I find this a most extraordinary verse, which to be honest, we could easily turn a blind eye to, if it had not been written by the Apostle Paul. But this was no empty boasting on Paul’s part,  because if ever a man had known suffering, it was Paul. He outlines something of what he had been through in 2 Corinthians 11. He had been punished severely by religious or governmental authorities on more than one occasion. He had been beaten and stoned and shipwrecked. He had been cold and hungry. He had known many sleepless nights. He had been imprisoned – in fact, he had faced perils of all kinds and in all places, and he had been exposed to death again and again. His life then was by no means characterized by luxury and much comfort, or even a lot of rest, and all this because he had given his life over to serving the Lord Jesus Christ. He admitted too that he faced daily the pressure of concern for all the churches. So when this man writes about tribulations, we know that his are not empty words, but he is speaking out of his own bitter experience. But please notice how, instead of complaining about his suffering and his trials, and instead of seeing them as an evil to be endured as stoically as possible, Paul saw his suffering as working FOR him and not against him, and therefore Paul saw his suffering as something to rejoice in, because he recognized that behind it, there was a divine rationale. He saw it as a way in which God was maturing his Christian character.


Interestingly, the English word ‘tribulation’ is derived from the Latin word ‘tribulum,’ and in Paul’s day, a 'tribulum' was a heavy piece of timber with spikes in it used for threshing the corn or grain. The 'tribulum' was drawn over the grain and it separated the wheat from the chaff. And what Paul was saying here therefore was that, as we go through the ‘tribulum’ of trials, our faith is purified.
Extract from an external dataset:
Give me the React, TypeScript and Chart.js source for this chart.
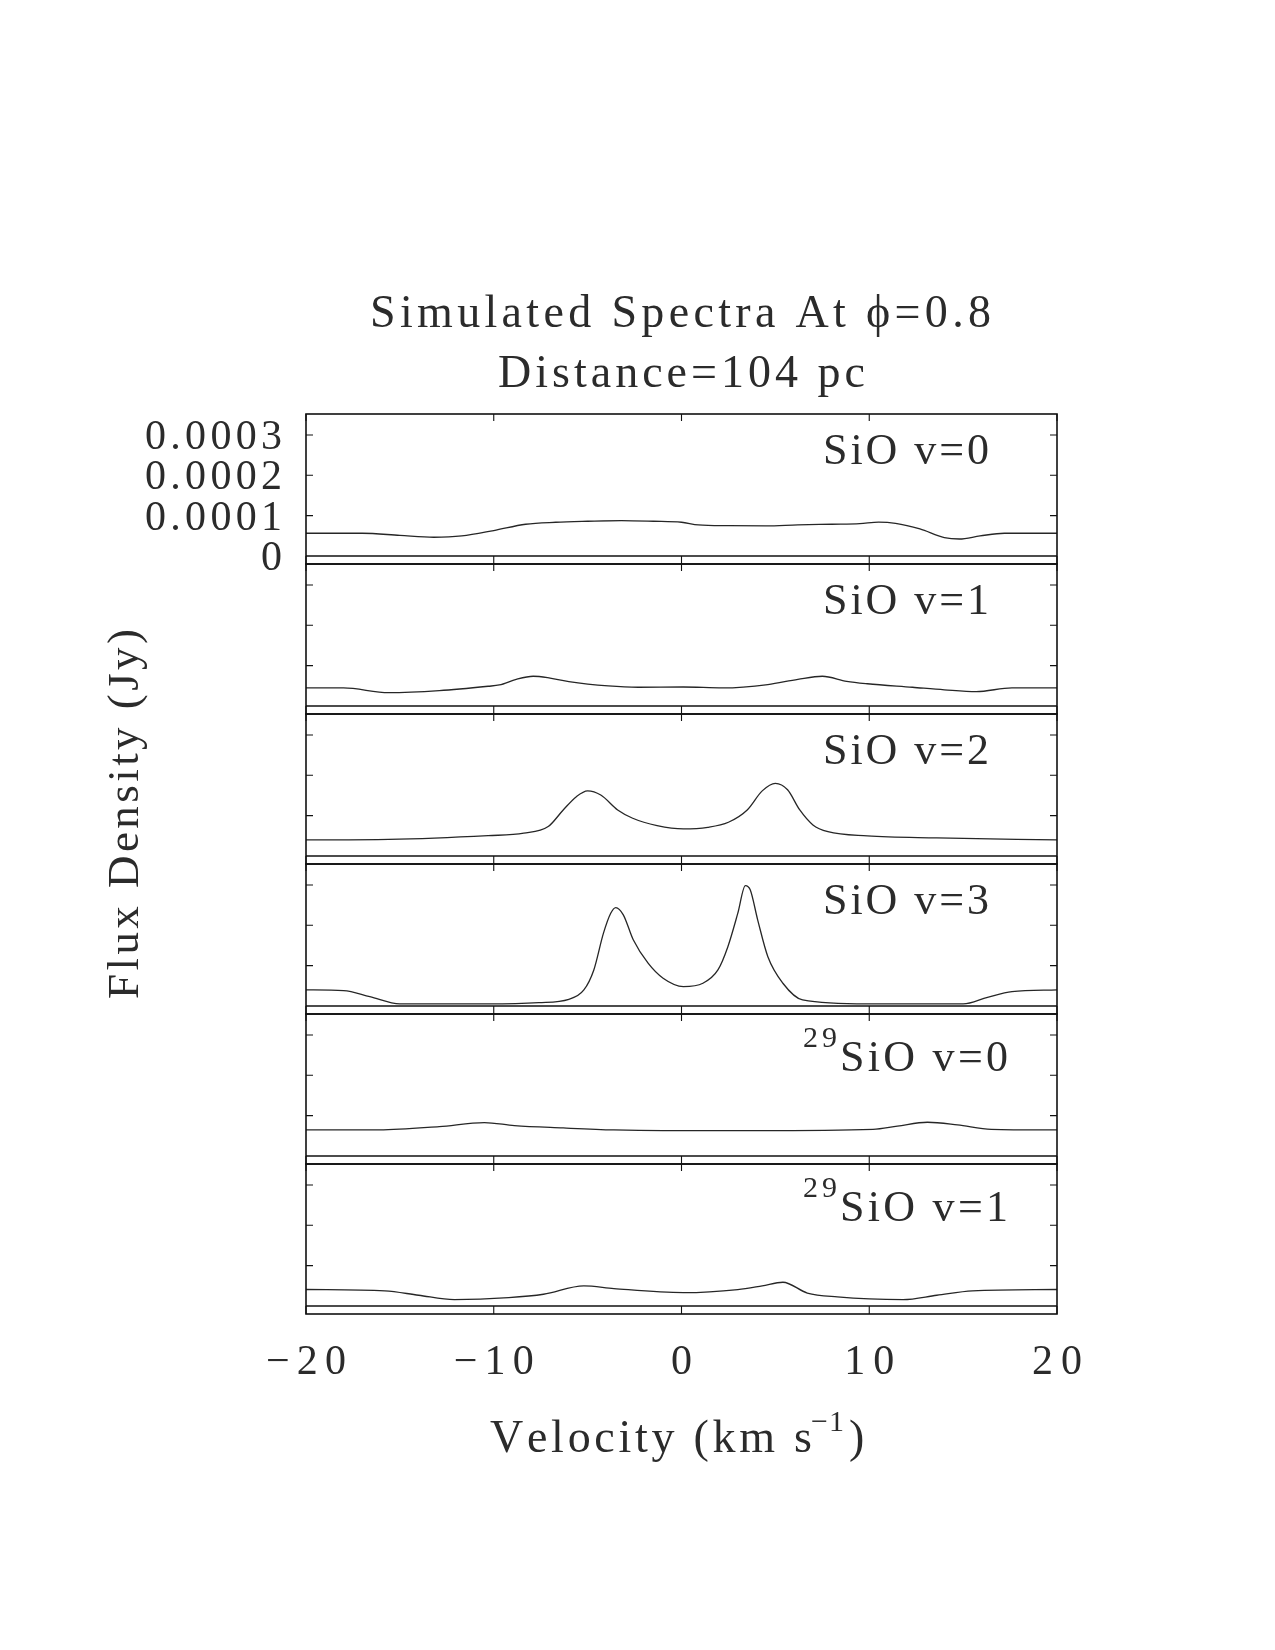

None of us wants to go through times of adversity, but if we understand that God is working for our good in our suffering, then like the Apostle Paul, we will be able to rejoice in it.


And so during this time of pressure that we are all experiencing, it might be good for us to ask ourselves, “How am I behaving under this trial?” “Am I rejoicing is all that God is doing through it?” “Am I rejoicing in the fact that this trial is bringing me closer to the Lord, and making me more like the Lord?" "Am I rejoicing that this trial is building my Christian character?" That surely is what Paul is encouraging here.


LET US LOOK AT OUR TROUBLES AND SEE THEM AS 'LIGHT' IN WEIGHT COMPARED TO ALL THAT GOD IS DOING IN US THROUGH THEM.